(Records)
::::::::

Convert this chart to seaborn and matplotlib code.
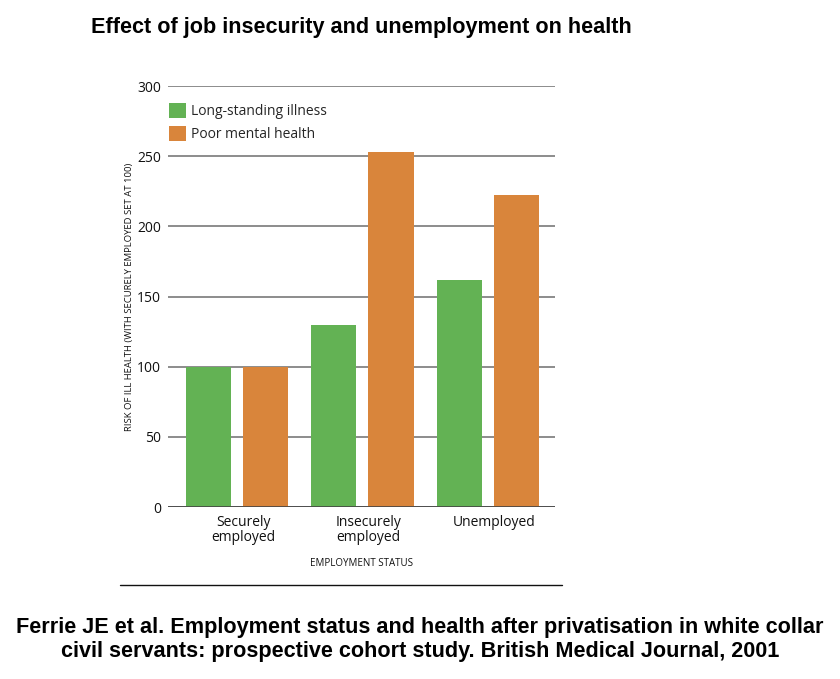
import pandas as pd
import seaborn as sns
import matplotlib.pyplot as plt
import matplotlib.transforms as mtransforms
from matplotlib.patches import Patch

# ----- Data -----
categories = ["Securely\nemployed", "Insecurely\nemployed", "Unemployed"]
series_names = ["Long-standing illness", "Poor mental health"]
illness = [100, 130, 162]
mental = [100, 253, 222]
y_ticks = [0, 50, 100, 150, 200, 250, 300]

colors = ["#63B254", "#D9853B"]

df = pd.DataFrame({
    "status": categories * 2,
    "series": [series_names[0]] * 3 + [series_names[1]] * 3,
    "risk": illness + mental,
})

# ----- Plot -----
sns.set_style("white")
plt.rcParams['font.family'] = ['Open Sans', 'DejaVu Sans']

fig = plt.figure(figsize=(8.4, 6.79), dpi=100)
ax = fig.add_axes([0.2, 0.2533, 0.4607, 0.62])

sns.barplot(data=df, x="status", y="risk", hue="series", order=categories,
            hue_order=series_names, palette=colors, width=0.912, gap=0.21,
            saturation=1, linewidth=0, legend=False, ax=ax)

ax.set_ylim(0, 300)
ax.set_xlim(-0.552, 2.536)
ax.set_yticks(y_ticks)
ax.yaxis.grid(True, color="#6e6e6e", linewidth=1.1)
ax.set_axisbelow(True)
for s in ax.spines.values():
    s.set_visible(False)
ax.axhline(0, color="#444444", linewidth=1.2, zorder=3)
ax.tick_params(axis="both", length=0, labelsize=10, colors="#111111")
ax.tick_params(axis="y", pad=5)
ax.tick_params(axis="x", pad=6)
# category labels sit a little right of the bar pairs in the original
shift = mtransforms.ScaledTranslation(6 / 100, 0, fig.dpi_scale_trans)
for lbl in ax.get_xticklabels():
    lbl.set_linespacing(1.0)
    lbl.set_transform(lbl.get_transform() + shift)

ax.set_ylabel("RISK OF ILL HEALTH (WITH SECURELY EMPLOYED SET AT 100)",
              fontsize=6.8, labelpad=2, color="#111111")
ax.set_xlabel("EMPLOYMENT STATUS", fontsize=7, labelpad=9, color="#111111")

handles = [Patch(facecolor=c, edgecolor="none") for c in colors]
ax.legend(handles, series_names, loc="upper left", bbox_to_anchor=(-0.012, 0.972),
          borderaxespad=0, frameon=False, fontsize=10, handlelength=1.22,
          handleheight=1.22, handletextpad=0.4, labelspacing=0.5)

fig.text(0.108, 1 - 27 / 679, "Effect of job insecurity and unemployment on health",
         family="Liberation Sans", weight="bold", fontsize=15.6, va="center",
         color="black")

fig.add_artist(plt.Line2D([0.143, 0.669], [1 - 585 / 679] * 2, color="#111111",
                          linewidth=1.0))

fig.text(0.5, 1 - 627 / 679,
         "Ferrie JE et al. Employment status and health after privatisation in white collar",
         family="Liberation Sans", weight="bold", fontsize=15.6, ha="center", va="center",
         color="black")
fig.text(0.5, 1 - 651 / 679,
         "civil servants: prospective cohort study. British Medical Journal, 2001",
         family="Liberation Sans", weight="bold", fontsize=15.6, ha="center", va="center",
         color="black")

fig.savefig("out.png", dpi=100)
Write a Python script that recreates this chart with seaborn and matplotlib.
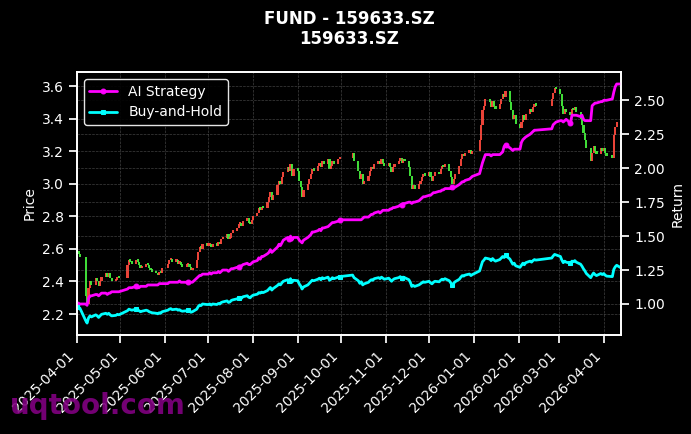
import numpy as np
import pandas as pd
import seaborn as sns
import matplotlib
matplotlib.use("Agg")
import matplotlib.pyplot as plt
import matplotlib.dates as mdates

# trading days (A-share calendar, holidays removed)
holidays = ["2025-04-04", "2025-05-01", "2025-05-02", "2025-05-05", "2025-06-02",
            "2025-10-01", "2025-10-02", "2025-10-03", "2025-10-06", "2025-10-07", "2025-10-08",
            "2026-01-01", "2026-01-02", "2026-02-16", "2026-02-17", "2026-02-18",
            "2026-02-19", "2026-02-20", "2026-02-23", "2026-04-06"]
dates = pd.bdate_range("2025-04-01", "2026-04-13")
dates = dates[~dates.isin(pd.to_datetime(holidays))]

# daily closes, month by month
close_apr = [2.58, 2.57, 2.55, 2.31, 2.26, 2.36, 2.40, 2.38, 2.42, 2.40, 2.37, 2.40, 2.43,
             2.45, 2.43, 2.45, 2.42, 2.40, 2.41, 2.43, 2.42]
close_may = [2.50, 2.53, 2.52, 2.51, 2.53, 2.52, 2.50, 2.48, 2.49, 2.51, 2.50, 2.48, 2.47,
             2.46, 2.45, 2.44, 2.46, 2.45, 2.48]
close_jun = [2.51, 2.53, 2.54, 2.52, 2.53, 2.51, 2.52, 2.50, 2.49, 2.50, 2.51, 2.49, 2.47,
             2.48, 2.53, 2.58, 2.61, 2.60, 2.63, 2.62]
close_jul = [2.62, 2.63, 2.61, 2.63, 2.62, 2.64, 2.63, 2.66, 2.67, 2.69, 2.66, 2.67, 2.70,
             2.71, 2.73, 2.75, 2.76, 2.74, 2.77, 2.79, 2.76, 2.75, 2.78]
close_aug = [2.80, 2.82, 2.85, 2.84, 2.86, 2.85, 2.89, 2.92, 2.95, 2.90, 2.93, 2.99, 3.02,
             3.00, 3.04, 3.07, 3.10, 3.08, 3.12, 3.05, 3.09]
close_sep = [3.08, 3.02, 2.98, 2.92, 2.96, 3.00, 3.03, 3.06, 3.09, 3.08, 3.11, 3.13, 3.10,
             3.14, 3.12, 3.15, 3.09, 3.11, 3.14, 3.12, 3.15, 3.16]
close_oct = [3.19, 3.14, 3.08, 3.03, 3.06, 3.00, 3.02, 3.05, 3.08, 3.10, 3.09, 3.12, 3.14,
             3.12, 3.15, 3.13, 3.11]
close_nov = [3.13, 3.10, 3.07, 3.10, 3.12, 3.14, 3.16, 3.13, 3.15, 3.14, 3.10, 3.05, 2.97,
             2.99, 2.97, 3.00, 3.02, 3.04, 3.06, 3.05]
close_dec = [3.07, 3.04, 3.02, 3.05, 3.07, 3.06, 3.09, 3.11, 3.10, 3.12, 3.08, 3.04, 3.00,
             3.03, 3.06, 3.11, 3.15, 3.18, 3.17, 3.19, 3.21, 3.18, 3.20]
close_jan = [3.27, 3.36, 3.45, 3.48, 3.52, 3.50, 3.47, 3.51, 3.48, 3.46, 3.49, 3.52, 3.55,
             3.53, 3.57, 3.50, 3.45, 3.40, 3.42, 3.37]
close_feb = [3.34, 3.38, 3.42, 3.39, 3.43, 3.46, 3.44, 3.47, 3.49, 3.48, 3.52, 3.56, 3.59, 3.58]
close_mar = [3.55, 3.48, 3.43, 3.46, 3.44, 3.42, 3.46, 3.45, 3.47, 3.44, 3.40, 3.36, 3.31,
             3.27, 3.22, 3.14, 3.19, 3.23, 3.20, 3.18, 3.22, 3.20]
close_apr26 = [3.22, 3.19, 3.17, 3.16, 3.30, 3.35, 3.38, 3.33]

# AI strategy cumulative return
ai_apr = [1.00, 1.00, 1.00, 1.00, 0.99, 1.04, 1.06, 1.06, 1.07, 1.07, 1.06, 1.07, 1.08,
          1.08, 1.07, 1.08, 1.08, 1.09, 1.09, 1.09, 1.09]
ai_may = [1.11, 1.12, 1.12, 1.12, 1.13, 1.12, 1.12, 1.13, 1.13, 1.13, 1.14, 1.14, 1.14,
          1.14, 1.14, 1.14, 1.15, 1.15, 1.15]
ai_jun = [1.15, 1.16, 1.16, 1.16, 1.16, 1.16, 1.17, 1.16, 1.16, 1.16, 1.16, 1.16, 1.16,
          1.16, 1.19, 1.20, 1.21, 1.21, 1.22, 1.22]
ai_jul = [1.22, 1.23, 1.22, 1.23, 1.23, 1.24, 1.23, 1.24, 1.25, 1.25, 1.24, 1.25, 1.26,
          1.26, 1.27, 1.27, 1.28, 1.28, 1.29, 1.30, 1.29, 1.29, 1.30]
ai_aug = [1.31, 1.32, 1.34, 1.33, 1.35, 1.35, 1.37, 1.38, 1.40, 1.38, 1.39, 1.42, 1.44,
          1.43, 1.45, 1.47, 1.49, 1.48, 1.50, 1.47, 1.49]
ai_sep = [1.49, 1.47, 1.46, 1.45, 1.47, 1.49, 1.50, 1.51, 1.53, 1.53, 1.54, 1.55, 1.54,
          1.56, 1.56, 1.57, 1.58, 1.59, 1.60, 1.60, 1.61, 1.62]
ai_oct = [1.62, 1.62, 1.62, 1.62, 1.62, 1.63, 1.64, 1.64, 1.65, 1.66, 1.66, 1.67, 1.68,
          1.67, 1.68, 1.69, 1.69]
ai_nov = [1.69, 1.70, 1.70, 1.71, 1.71, 1.72, 1.73, 1.73, 1.74, 1.74, 1.75, 1.75, 1.74,
          1.75, 1.75, 1.76, 1.77, 1.78, 1.79, 1.79]
ai_dec = [1.80, 1.80, 1.81, 1.82, 1.82, 1.83, 1.83, 1.84, 1.84, 1.85, 1.85, 1.85, 1.86,
          1.86, 1.86, 1.88, 1.89, 1.90, 1.90, 1.91, 1.92, 1.93, 1.94]
ai_jan = [1.96, 2.00, 2.04, 2.07, 2.10, 2.10, 2.09, 2.10, 2.10, 2.10, 2.10, 2.11, 2.12,
          2.16, 2.17, 2.15, 2.14, 2.13, 2.14, 2.14]
ai_feb = [2.14, 2.19, 2.21, 2.22, 2.23, 2.25, 2.26, 2.27, 2.28, 2.28, 2.29, 2.32, 2.33, 2.34]
ai_mar = [2.35, 2.35, 2.34, 2.35, 2.36, 2.33, 2.39, 2.39, 2.39, 2.39, 2.38, 2.39, 2.36,
          2.35, 2.35, 2.35, 2.46, 2.47, 2.48, 2.48, 2.49, 2.49]
ai_apr26 = [2.50, 2.50, 2.50, 2.51, 2.56, 2.60, 2.62, 2.62]

bh_base = 2.63  # reference price for buy-and-hold return

close = np.array(close_apr + close_may + close_jun + close_jul + close_aug + close_sep
                 + close_oct + close_nov + close_dec + close_jan + close_feb + close_mar
                 + close_apr26)
ai = np.array(ai_apr + ai_may + ai_jun + ai_jul + ai_aug + ai_sep + ai_oct + ai_nov
              + ai_dec + ai_jan + ai_feb + ai_mar + ai_apr26)
opn = np.concatenate([[close[0]], close[:-1]])
bh = close / bh_base

df = pd.DataFrame({"date": dates, "open": opn, "close": close, "ai": ai, "bh": bh})

# ------------------------------
sns.set_theme(style="dark")
plt.rcParams.update({
    "figure.facecolor": "black", "axes.facecolor": "black",
    "axes.edgecolor": "white", "axes.labelcolor": "white",
    "xtick.color": "white", "ytick.color": "white", "text.color": "white",
    "xtick.bottom": True, "ytick.left": True,
    "font.family": ["DejaVu Sans"], "font.size": 10,
    "axes.labelsize": 10, "xtick.labelsize": 10, "ytick.labelsize": 10,
})

fig, ax = plt.subplots(figsize=(6.91, 4.34), dpi=100)
fig.subplots_adjust(left=0.1114, right=0.8987, top=0.834, bottom=0.228)

up = df["close"] >= df["open"]
body = (df["close"] - df["open"]).abs().clip(lower=0.015)
bottom = df[["open", "close"]].min(axis=1)
ax.bar(df["date"], body, bottom=bottom, width=1.5,
       color=np.where(up, "#ff4a3d", "#45f03c"), alpha=0.92, linewidth=0, zorder=2)

ax.set_ylim(2.071, 3.686)
ax.set_ylabel("Price")
ax.grid(True, color="gray", linestyle="--", linewidth=0.5, alpha=0.5)

ax2 = ax.twinx()
sns.lineplot(data=df, x="date", y="ai", ax=ax2, color="magenta", lw=2,
             marker="o", markersize=3.5, markevery=25, markeredgecolor="magenta",
             label="AI Strategy")
sns.lineplot(data=df, x="date", y="bh", ax=ax2, color="cyan", lw=2,
             marker="s", markersize=3.5, markevery=25, markeredgecolor="cyan",
             label="Buy-and-Hold")
ax2.set_ylabel("Return")
ax2.set_xlabel("")
ax2.grid(True, axis="y", color="gray", linestyle="--", linewidth=0.5, alpha=0.5)
ax2.yaxis.set_major_formatter(matplotlib.ticker.FormatStrFormatter("%.2f"))
ax2.tick_params(axis="y", right=True, colors="white")
for sp in ax2.spines.values():
    sp.set_color("white")

ax.set_xlim(df["date"].iloc[0], df["date"].iloc[-1])
ax.xaxis.set_major_locator(mdates.MonthLocator())
ax.xaxis.set_major_formatter(mdates.DateFormatter("%Y-%m-%d"))
ax.set_xlabel("")
plt.setp(ax.get_xticklabels(), rotation=45, ha="right")

leg = ax2.legend(loc="upper left", facecolor="black", edgecolor="white",
                 labelcolor="white", fontsize=10)
leg.get_frame().set_alpha(0.9)

fig.suptitle("FUND - 159633.SZ\n159633.SZ", x=0.505, y=0.978,
             fontsize=12, fontweight="bold", color="white")
fig.text(0.014, 0.045, "uqtool.com", fontsize=20, fontweight="bold",
         color="purple", alpha=0.9, va="baseline")

fig.savefig("out.png", dpi=100, facecolor="black")
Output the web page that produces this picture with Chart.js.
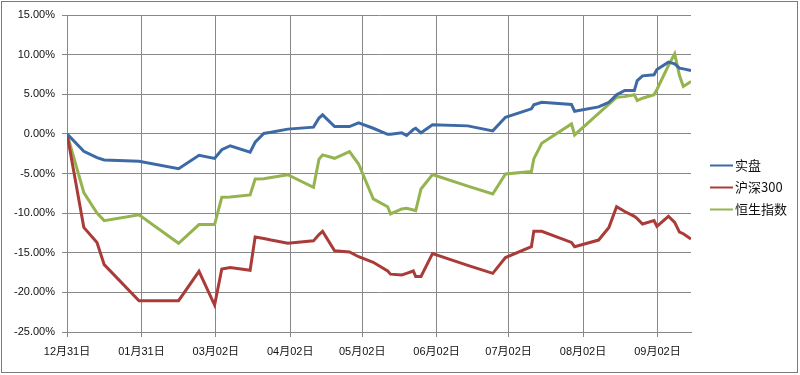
<!DOCTYPE html>
<html>
<head>
<meta charset="utf-8">
<script src="https://cdn.jsdelivr.net/npm/chart.js@4/dist/chart.umd.min.js"></script>
<style>
  html, body { margin: 0; padding: 0; background: #fff; }
  #wrap { width: 800px; height: 375px; position: relative; }
</style>
</head>
<body>
<div id="wrap"><canvas id="returnChart" width="800" height="375"></canvas></div>
<script>
// days after 12/31 for each record
const days = [0, 7, 12.5, 15.5, 30, 46.5, 55, 61.5, 64.5, 68, 76.3, 78.4, 82, 85, 92, 102.7, 105, 106.5,
  111.5, 117.7, 121.5, 127.6, 133.6, 134.8, 139.5, 141.5, 144.3, 145.3, 147.5, 152.3, 167, 177.4,
  182.7, 193.5, 194.5, 197.8, 210.2, 211.5, 221.5, 225.8, 229, 232.4, 236.4, 237.6, 239.8, 244.6,
  245.8, 250.6, 253.2, 255.2, 256.8, 260];

// returns in %
const shipan = [0, -2.2, -3.0, -3.3, -3.45, -4.4, -2.7, -3.1, -2.0, -1.5, -2.3, -1.05, 0.05, 0.2, 0.6, 0.85, 2.0, 2.4,
  0.92, 0.92, 1.39, 0.71, -0.05, -0.05, 0.13, -0.21, 0.55, 0.71, 0.13, 1.14, 1.01, 0.38,
  2.1, 3.16, 3.66, 3.99, 3.7, 2.86, 3.4, 3.99, 4.93, 5.47, 5.47, 6.73, 7.32, 7.45,
  8.12, 9.05, 8.84, 8.3, 8.2, 8.0];

const hs300 = [0, -11.8, -13.7, -16.5, -21.05, -21.05, -17.35, -21.6, -17.05, -16.85, -17.2, -13.0, -13.2, -13.4, -13.8, -13.5, -12.7, -12.3,
  -14.75, -14.9, -15.5, -16.2, -17.3, -17.7, -17.8, -17.6, -17.3, -18.0, -18.0, -15.1, -16.6, -17.6,
  -15.6, -14.24, -12.3, -12.3, -13.7, -14.24, -13.4, -11.8, -9.18, -9.8, -10.4, -10.7, -11.37, -10.95,
  -11.67, -10.4, -11.17, -12.4, -12.6, -13.26];

const hsi = [0, -7.4, -10.0, -10.95, -10.2, -13.8, -11.45, -11.45, -8.0, -7.95, -7.7, -5.7, -5.65, -5.5, -5.15, -6.75, -3.2, -2.65,
  -3.08, -2.24, -3.8, -8.2, -9.2, -10.1, -9.47, -9.4, -9.6, -9.68, -6.95, -5.14, -6.6, -7.58,
  -5.05, -4.76, -3.16, -1.19, 1.26, -0.13, 2.6, 3.75, 4.62, 4.7, 4.93, 4.2, 4.5, 4.93,
  5.6, 8.63, 10.1, 7.36, 5.97, 6.6];

const seriesNames = ["实盘", "沪深300", "恒生指数"];
const seriesColors = ["#3d6aa5", "#a93c39", "#95b450"];

// x axis ticks (month marks)
const tickDays = [0, 31, 62, 93, 123, 154, 184, 215, 246];
const tickLabels = ["12月31日", "01月31日", "03月02日", "04月02日", "05月02日", "06月02日", "07月02日", "08月02日", "09月02日"];

const gridColor = "#888888";
const tickFont = { family: "'Liberation Sans', 'Noto Sans CJK SC', sans-serif", size: 11 };

const toPoints = (vals) => days.map((d, i) => ({ x: d, y: vals[i] }));

// border around the whole picture
const frame = {
    id: "frame",
    afterDraw(chart) {
        const ctx = chart.ctx;
        ctx.save();
        ctx.strokeStyle = "#7a7a7a";
        ctx.lineWidth = 1;
        ctx.strokeRect(1.5, 1.5, 796, 371);
        ctx.restore();
    },
};

// legend on the right, drawn by hand to sit where the original has it
const sideLegend = {
    id: "sideLegend",
    afterDraw(chart) {
        const ctx = chart.ctx;
        const rows = [165, 187, 209];
        ctx.save();
        ctx.font = "13px 'Noto Sans CJK SC', sans-serif";
        ctx.textBaseline = "middle";
        chart.data.datasets.forEach((ds, i) => {
            const y = rows[i];
            ctx.strokeStyle = ds.borderColor;
            ctx.lineWidth = 2;
            ctx.beginPath();
            ctx.moveTo(710, y + 0.5);
            ctx.lineTo(733, y + 0.5);
            ctx.stroke();
            ctx.fillStyle = "#111";
            ctx.fillText(ds.label, 735, y);
        });
        ctx.restore();
    },
};

const ctx = document.getElementById("returnChart").getContext("2d");

new Chart(ctx, {
    type: "line",
    data: {
        datasets: [
            { label: seriesNames[0], data: toPoints(shipan), borderColor: seriesColors[0] },
            { label: seriesNames[1], data: toPoints(hs300), borderColor: seriesColors[1] },
            { label: seriesNames[2], data: toPoints(hsi), borderColor: seriesColors[2] },
        ].map((d) => ({ ...d, borderWidth: 3, pointRadius: 0, tension: 0, fill: false, backgroundColor: d.borderColor })),
    },
    options: {
        responsive: false,
        animation: false,
        layout: { padding: { top: 15, right: 109, bottom: 0, left: 0 } },
        plugins: {
            legend: { display: false },
            tooltip: { enabled: false },
        },
        scales: {
            x: {
                type: "linear",
                min: 0,
                max: 260,
                afterBuildTicks: (axis) => {
                    axis.ticks = tickDays.map((v) => ({ value: v }));
                },
                afterFit: (axis) => { axis.height = 43; },
                ticks: {
                    autoSkip: false,
                    maxRotation: 0,
                    padding: 8,
                    color: "#111",
                    font: tickFont,
                    callback: (v) => tickLabels[tickDays.indexOf(v)] ?? "",
                },
                grid: { color: gridColor, tickLength: 5, lineWidth: 1 },
                border: { color: gridColor, width: 1 },
            },
            y: {
                min: -25,
                max: 15,
                afterFit: (axis) => { axis.width = 67; },
                ticks: {
                    stepSize: 5,
                    padding: 7,
                    color: "#111",
                    font: tickFont,
                    callback: (v) => v.toFixed(2) + "%",
                },
                grid: { color: gridColor, tickLength: 5, lineWidth: 1 },
                border: { color: gridColor, width: 1 },
            },
        },
    },
    plugins: [frame, sideLegend],
});
</script>
</body>
</html>
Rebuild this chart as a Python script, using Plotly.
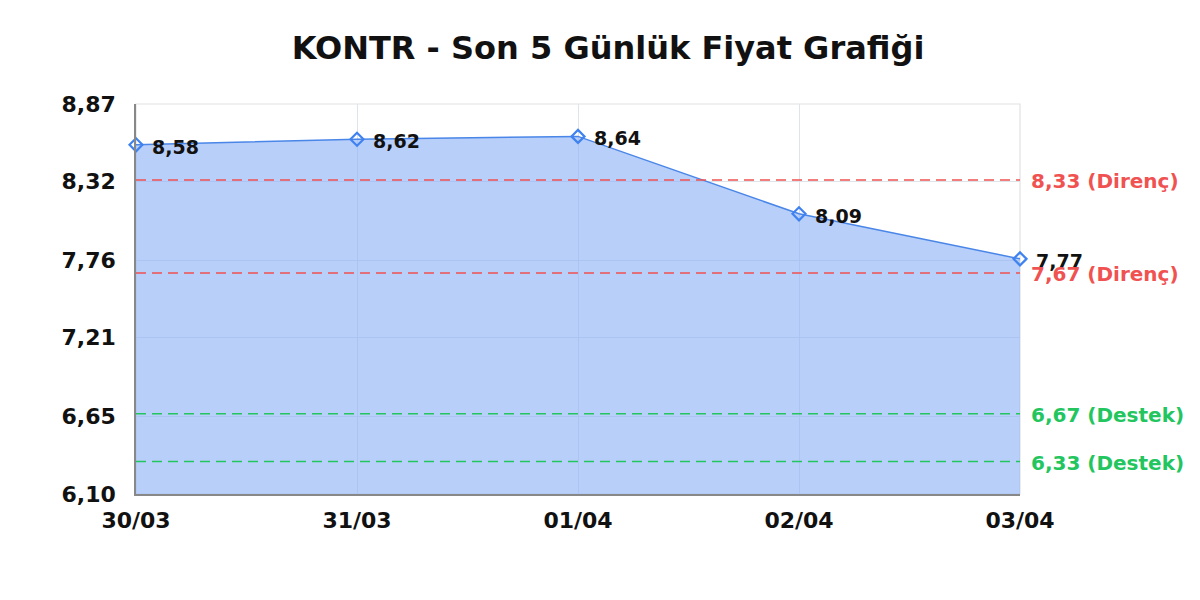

::::::::

Required task -
Everything from the first line of the records through the line containing "plt.rcParams['font.family'] = ['Open" should be reproduced exactly, apart from the pictures.

Worked answer -
Convert this chart to seaborn and matplotlib code.
import pandas as pd
import seaborn as sns
import matplotlib.pyplot as plt
import matplotlib.transforms as mtransforms
from matplotlib.patches import Patch

# ----- Data -----
categories = ["Securely\nemployed", "Insecurely\nemployed", "Unemployed"]
series_names = ["Long-standing illness", "Poor mental health"]
illness = [100, 130, 162]
mental = [100, 253, 222]
y_ticks = [0, 50, 100, 150, 200, 250, 300]

colors = ["#63B254", "#D9853B"]

df = pd.DataFrame({
    "status": categories * 2,
    "series": [series_names[0]] * 3 + [series_names[1]] * 3,
    "risk": illness + mental,
})

# ----- Plot -----
sns.set_style("white")
plt.rcParams['font.family'] = ['Open Sans', 'DejaVu Sans']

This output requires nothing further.